On 15 January, FBI whistleblower Nate Cain told OAN's investigative journalist Richard Pollock that he possesses classified documents implicating former Secretary of State Hillary Clinton and the Clinton Foundation with regard to the Uranium One deal. However, he added that he would never release them unless he receives approval from the appropriate federal authorities.
According to Cain, who joined the FBI in 2016, he overheard major concerns voiced by top brass FBI officials who purportedly came across damning evidence about the Clinton Foundation's role in the Uranium One deal. The whistleblower said that having reviewed the materials, he had been sure that the Clintons would be indicted.
However, the case was apparently swept under the rug after then-FBI chief James Comey recommended no criminal charges for Hillary Clinton's mishandling of classified emails in 2016.
Being a protected whistleblower under US law, Cain delivered 450 pages of documents concerning the deal to Inspector General Michael E. Horowitz in June 2018. However, in November, 16 FBI agents raided Cain's Maryland home, accused him of possessing "stolen federal property" and ignored his argument about whistleblower protection, as The Daily Caller revealed on 29 November 2018.
Uranium One Case Remains Undeservingly Neglected
According to Charles Ortel, a Wall Street analyst and investigative journalist who has been looking into the Clinton Foundation's alleged fraud for the past few years, the Uranium One issue still remains undeservedly neglected both by the American authorities and media pundits.
"It strikes me that President Trump needs to make sure that his senior team finally addresses long-unanswered questions concerning Uranium One anyway," he underscores.
In his interview with OAN, Cain asserted that former FBI chief James Comey had been aware about the agency's concerns with regard to the deal. One might ask how this happened that the former agency's boss "overlooked" the supposed "damning evidence".
"This question needs to be considered alongside questions about others who tried to inform James Comey concerning suspected mishandling by Hillary Clinton of classified information," the Wall Street analyst notes.
He recalls that Cain wasn't the only one whistleblower who stepped forward to shed light on the Clinton Foundation's alleged role in the uranium deal: another one was William Campbell and his claims "to date, do not seem to have been considered carefully enough", according to the analyst.
On 7 February 2018, Republican and Democratic staff from the Senate Committee on the Judiciary, House Committee on Oversight and Government Reform, and House Permanent Select Committee on Intelligence interviewed Campbell. However, the summary of the interview released on 8 March 2018 said that Campbell "provided no evidence" of alleged quid pro quo involving Hillary Clinton or the Clinton Foundation in arranging and approving the Uranium One deal.
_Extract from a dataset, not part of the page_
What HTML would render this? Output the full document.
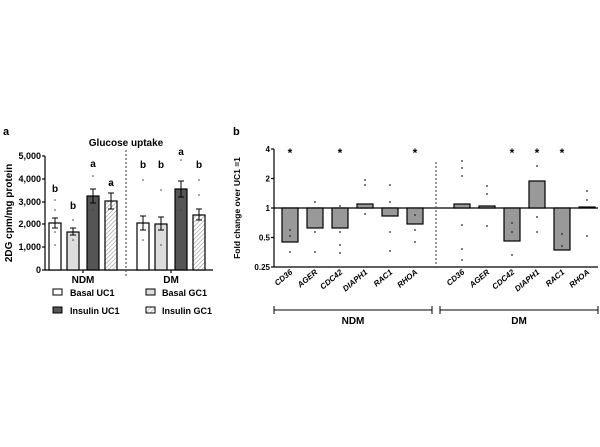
<!DOCTYPE html>
<html><head><meta charset="utf-8"><style>
html,body{margin:0;padding:0;background:#fff;}
svg{display:block;font-family:"Liberation Sans",Arial,sans-serif;font-weight:bold;}
</style></head><body>
<svg width="600" height="447" viewBox="0 0 600 447" xmlns="http://www.w3.org/2000/svg">
<defs>
<pattern id="hatch" patternUnits="userSpaceOnUse" width="3" height="3" patternTransform="rotate(45)">
<rect width="3" height="3" fill="#fff"/><line x1="0" y1="0" x2="0" y2="3" stroke="#999" stroke-width="1.2"/>
</pattern>
</defs>
<!-- Panel a -->
<text x="3" y="135" font-size="11">a</text>
<text x="126" y="146" font-size="10" text-anchor="middle">Glucose uptake</text>
<text transform="translate(12,213) rotate(-90)" font-size="10" text-anchor="middle">2DG cpm/mg protein</text>
<g font-size="9" text-anchor="end">
<text x="41" y="159">5,000</text><text x="41" y="182">4,000</text>
<text x="41" y="205">3,000</text><text x="41" y="227">2,000</text>
<text x="41" y="250">1,000</text><text x="41" y="273">0</text>
</g>
<g stroke="#000" stroke-width="1.2">
<line x1="45" y1="156" x2="45" y2="270"/><line x1="45" y1="270" x2="213" y2="270"/>
<line x1="42" y1="156" x2="45" y2="156"/><line x1="42" y1="179" x2="45" y2="179"/>
<line x1="42" y1="202" x2="45" y2="202"/><line x1="42" y1="224" x2="45" y2="224"/>
<line x1="42" y1="247" x2="45" y2="247"/><line x1="42" y1="270" x2="45" y2="270"/>
<line x1="83" y1="270" x2="83" y2="273"/><line x1="171" y1="270" x2="171" y2="273"/>
</g>
<line x1="126" y1="150" x2="126" y2="278" stroke="#555" stroke-width="1.2" stroke-dasharray="2,2"/>
<g stroke="#000" stroke-width="1.2">
<rect x="49" y="223" width="12" height="47" fill="#fff"/>
<rect x="67" y="232" width="12" height="38" fill="#ddd"/>
<rect x="87" y="196" width="12" height="74" fill="#555"/>
<rect x="105" y="201" width="12" height="69" fill="url(#hatch)"/>
<rect x="137" y="223" width="12" height="47" fill="#fff"/>
<rect x="155" y="224" width="12" height="46" fill="#ddd"/>
<rect x="175" y="189" width="12" height="81" fill="#555"/>
<rect x="193" y="215" width="12" height="55" fill="url(#hatch)"/>
</g>
<g stroke="#000" stroke-width="1" fill="none">
<path d="M52 218h6M55 218v10M52 228h6"/><path d="M70 228h6M73 228v7M70 235h6"/>
<path d="M90 189h6M93 189v14M90 203h6"/><path d="M108 193h6M111 193v16M108 209h6"/>
<path d="M140 216h6M143 216v14M140 230h6"/><path d="M158 217h6M161 217v13M158 230h6"/>
<path d="M178 181h6M181 181v16M178 197h6"/><path d="M196 209h6M199 209v11M196 220h6"/>
</g>
<g font-size="10" text-anchor="middle">
<text x="55" y="192">b</text><text x="73" y="209">b</text><text x="93" y="167">a</text><text x="111" y="186">a</text>
<text x="143" y="168">b</text><text x="161" y="168">b</text><text x="181" y="155">a</text><text x="199" y="168">b</text>
<text x="83" y="283">NDM</text><text x="171" y="283">DM</text>
</g>
<g fill="#444">
<circle cx="55" cy="200" r="0.8"/><circle cx="55" cy="210" r="0.8"/><circle cx="55" cy="232" r="0.8"/><circle cx="55" cy="245" r="0.8"/>
<circle cx="73" cy="220" r="0.8"/><circle cx="73" cy="240" r="0.8"/><circle cx="93" cy="176" r="0.8"/><circle cx="93" cy="210" r="0.8"/>
<circle cx="111" cy="184" r="0.8"/><circle cx="143" cy="180" r="0.8"/><circle cx="143" cy="240" r="0.8"/><circle cx="161" cy="190" r="0.8"/>
<circle cx="161" cy="245" r="0.8"/><circle cx="181" cy="160" r="0.8"/><circle cx="181" cy="210" r="0.8"/><circle cx="199" cy="180" r="0.8"/><circle cx="199" cy="195" r="0.8"/>
</g>
<g font-size="9" stroke="#000" stroke-width="1">
<rect x="53" y="289" width="9" height="6" fill="#fff"/><text x="70" y="296" stroke="none">Basal UC1</text>
<rect x="146" y="289" width="9" height="6" fill="#ddd"/><text x="162" y="296" stroke="none">Basal GC1</text>
<rect x="53" y="307" width="9" height="6" fill="#555"/><text x="70" y="314" stroke="none">Insulin UC1</text>
<rect x="146" y="307" width="9" height="6" fill="url(#hatch)"/><text x="162" y="314" stroke="none">Insulin GC1</text>
</g>
<!-- Panel b -->
<text x="233" y="135" font-size="11">b</text>
<text transform="translate(240,208) rotate(-90)" font-size="8.5" text-anchor="middle">Fold change over UC1 =1</text>
<g font-size="8" text-anchor="end">
<text x="270" y="152">4</text><text x="270" y="181.5">2</text><text x="270" y="211">1</text>
<text x="270" y="240.5">0.5</text><text x="270" y="270">0.25</text>
</g>
<g stroke="#000" stroke-width="1.2">
<line x1="274" y1="149" x2="274" y2="267"/><line x1="274" y1="267" x2="598" y2="267"/>
<line x1="274" y1="208" x2="598" y2="208"/>
<line x1="271" y1="149" x2="274" y2="149"/><line x1="271" y1="178.5" x2="274" y2="178.5"/>
<line x1="271" y1="208" x2="274" y2="208"/><line x1="271" y1="237.5" x2="274" y2="237.5"/>
<line x1="271" y1="267" x2="274" y2="267"/>
</g>
<line x1="436" y1="162" x2="436" y2="270" stroke="#555" stroke-width="1.2" stroke-dasharray="2,2"/>
<g stroke="#000" stroke-width="1.2" fill="#999">
<rect x="282" y="208" width="16" height="34"/><rect x="307" y="208" width="16" height="20"/>
<rect x="332" y="208" width="16" height="20"/><rect x="357" y="204" width="16" height="4"/>
<rect x="382" y="208" width="16" height="8"/><rect x="407" y="208" width="16" height="16"/>
<rect x="454" y="204" width="16" height="4"/><rect x="479" y="206" width="16" height="2"/>
<rect x="504" y="208" width="16" height="33"/><rect x="529" y="181" width="16" height="27"/>
<rect x="554" y="208" width="16" height="42"/><rect x="579" y="207" width="16" height="1"/>
</g>
<g fill="#222">
<circle cx="290" cy="230" r="0.9"/><circle cx="290" cy="236" r="0.9"/><circle cx="290" cy="252" r="0.9"/>
<circle cx="315" cy="202" r="0.9"/><circle cx="315" cy="232" r="0.9"/><circle cx="315" cy="252" r="0.9"/>
<circle cx="340" cy="206" r="0.9"/><circle cx="340" cy="232" r="0.9"/><circle cx="340" cy="245" r="0.9"/><circle cx="340" cy="253" r="0.9"/>
<circle cx="365" cy="180" r="0.9"/><circle cx="365" cy="185" r="0.9"/><circle cx="365" cy="214" r="0.9"/>
<circle cx="390" cy="185" r="0.9"/><circle cx="390" cy="202" r="0.9"/><circle cx="390" cy="232" r="0.9"/><circle cx="390" cy="251" r="0.9"/>
<circle cx="415" cy="215" r="0.9"/><circle cx="415" cy="230" r="0.9"/><circle cx="415" cy="242" r="0.9"/>
<circle cx="462" cy="161" r="0.9"/><circle cx="462" cy="168" r="0.9"/><circle cx="462" cy="176" r="0.9"/><circle cx="462" cy="225" r="0.9"/><circle cx="462" cy="249" r="0.9"/><circle cx="462" cy="260" r="0.9"/>
<circle cx="487" cy="186" r="0.9"/><circle cx="487" cy="194" r="0.9"/><circle cx="487" cy="226" r="0.9"/>
<circle cx="512" cy="223" r="0.9"/><circle cx="512" cy="232" r="0.9"/><circle cx="512" cy="255" r="0.9"/>
<circle cx="537" cy="166" r="0.9"/><circle cx="537" cy="217" r="0.9"/><circle cx="537" cy="232" r="0.9"/>
<circle cx="562" cy="234" r="0.9"/><circle cx="562" cy="246" r="0.9"/>
<circle cx="587" cy="191" r="0.9"/><circle cx="587" cy="200" r="0.9"/><circle cx="587" cy="236" r="0.9"/>
</g>
<g font-size="12" text-anchor="middle">
<text x="290" y="157">*</text><text x="340" y="157">*</text><text x="415" y="157">*</text>
<text x="512" y="157">*</text><text x="537" y="157">*</text><text x="562" y="157">*</text>
</g>
<g font-size="8" font-style="italic" text-anchor="end">
<text transform="translate(293,273) rotate(-40)">CD36</text>
<text transform="translate(318,273) rotate(-40)">AGER</text>
<text transform="translate(343,273) rotate(-40)">CDC42</text>
<text transform="translate(368,273) rotate(-40)">DIAPH1</text>
<text transform="translate(393,273) rotate(-40)">RAC1</text>
<text transform="translate(418,273) rotate(-40)">RHOA</text>
<text transform="translate(465,273) rotate(-40)">CD36</text>
<text transform="translate(490,273) rotate(-40)">AGER</text>
<text transform="translate(515,273) rotate(-40)">CDC42</text>
<text transform="translate(540,273) rotate(-40)">DIAPH1</text>
<text transform="translate(565,273) rotate(-40)">RAC1</text>
<text transform="translate(590,273) rotate(-40)">RHOA</text>
</g>
<g stroke="#000" stroke-width="1">
<path d="M274 310H432M274 306v8M432 306v8"/><path d="M440 310H598M440 306v8M598 306v8"/>
</g>
<g font-size="10" text-anchor="middle">
<text x="353" y="324">NDM</text><text x="519" y="324">DM</text>
</g>
</svg>
</body></html>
"It certainly seems as if Comey was determined not to examine core issues involving mishandling – one imagines that one reason for this could be that numerous senior Obama administration officials might be implicated in potential wrongdoing, and that these officials were determined and remain determined not to let the truth out in advance of the pivotal election of 2016 and the looming one this year," Ortel suggests.
The Wall Street analyst presumes that it was no coincidence that the Uranium One case was buried when Comey announced that he would not recommend charging Hillary Clinton over mishandling classified government emails.
"I do not believe in coincidences when it comes to this matter," Ortel says. "More likely, President Obama’s Justice Department had made decisions to bottle up Comey’s 'investigation' and remained 'all-in' to support Hillary Clinton through the 2016 election contest."
Whistleblowers & Double Standard Approach
The Wall Street analyst also emphasises the apparent double standard approach exercised by the FBI and DoJ towards Cain, Campbell and the unnamed whistleblower whose complaint to IG Michael K. Atkinson became the trigger for the impeachment process against Donald Trump.
According to Ortel, one can hardly "reconcile the protection given to the whistleblower who even now cannot be named (in theory) with the aggressive tactics allegedly taken by elements within the US government against Campbell and Cain".
"It certainly seems to me that the aggressive handling of the 'impeachment case' by Democrats in the House and Senate and mainstream media stands in stark contrast to the lack of interest by too many in understanding what really has been going in and around the Clinton Foundation, including with Uranium One and other projects where Clinton donors, and possibly the Clinton family, may have derived personal benefits in projects where US government approvals and/or financial support were involved," the investigative journalist concludes.
The controversy over the Uranium One deal, which envisaged a partial sale of Canadian company Uranium One to Tenex, a subsidiary of Russia's nuclear company Rosatom which was approved by the Obama administration in 2011, erupted ahead of the 2016 elections. In his 5 May 2015 book, Clinton Cash American author Peter Schweitzer wrote that at the time the uranium deal was arranged, former US President Bill Clinton received thousands in speaking fees in Russia; the Clinton Foundation got substantive donations from firms interested in the deal; while then Secretary of State Hillary Clinton oversaw the Committee on Foreign Investment in the United States. However, Hillary Clinton and Obama administration officials denied the accusations, insisting that neither Russians nor the foundation's sponsors had been involved in any wrongdoing and that at the time there was no security reason to axe the deal.